First, recall that the way to partition a set of $n$ elements in $k$ (possibly empty) ordered parts, is $\binom{n+k-1}{k-1}$. The set is going to be given by the choices of the picked items, the number of parts by the number of possible choices (e.g. we associate the choice C1, C1, C3, C4 to the ordered set partition of $5$ given by $(2, 0, 1, 1, 0)$, as we choose C1 two times, C2 zero times, C3 one time, C4 one time, C5 zero times).

In set A, you have to choose one item out of one, so $n=k=1$ and you have $1$ choice.
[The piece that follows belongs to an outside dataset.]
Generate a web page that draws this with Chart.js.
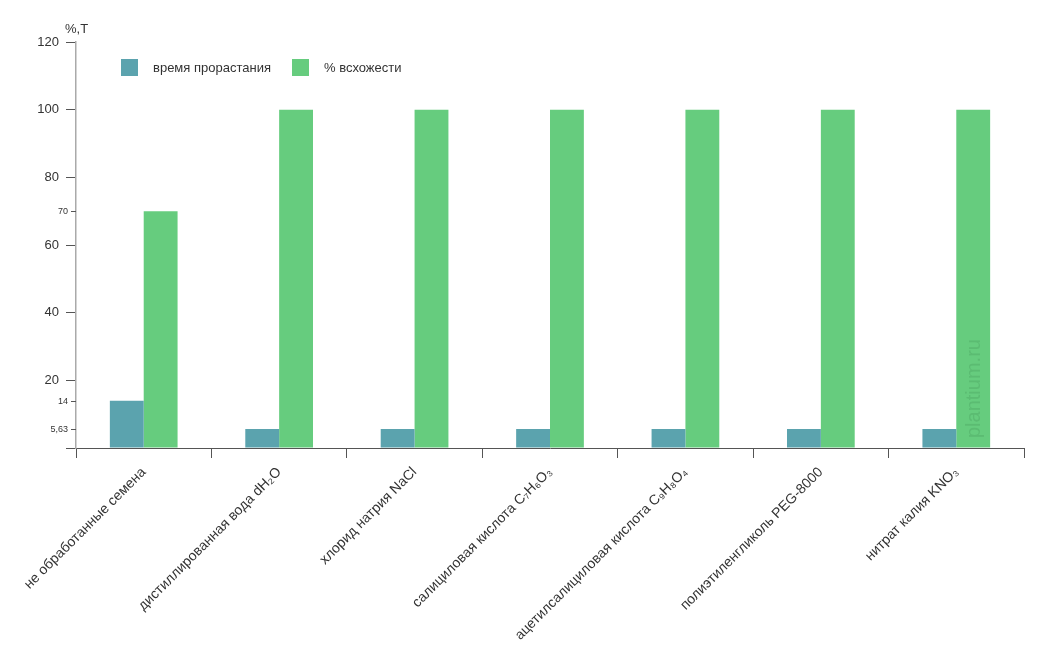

In set B, you have to choose four items out of two, so $n=4$, $k=2$, and you have $\binom{4+2-1}{2-1} = 5$ choices. (As additional check, it is easy to see that you can choose B1 four times, B1 three times and B2 once, B1 and B2 both twice, B1 once and B2 three times, or B2 four times, so $5$ choices)

In set C, you have to choose four items out of five, so $n=4$, $k=5$, and you have $\binom{4+5-1}{5-1} = 70$ choices.

In total, the number of unique combinations is \[ 1 \cdot 5 \cdot 70 = 350 \]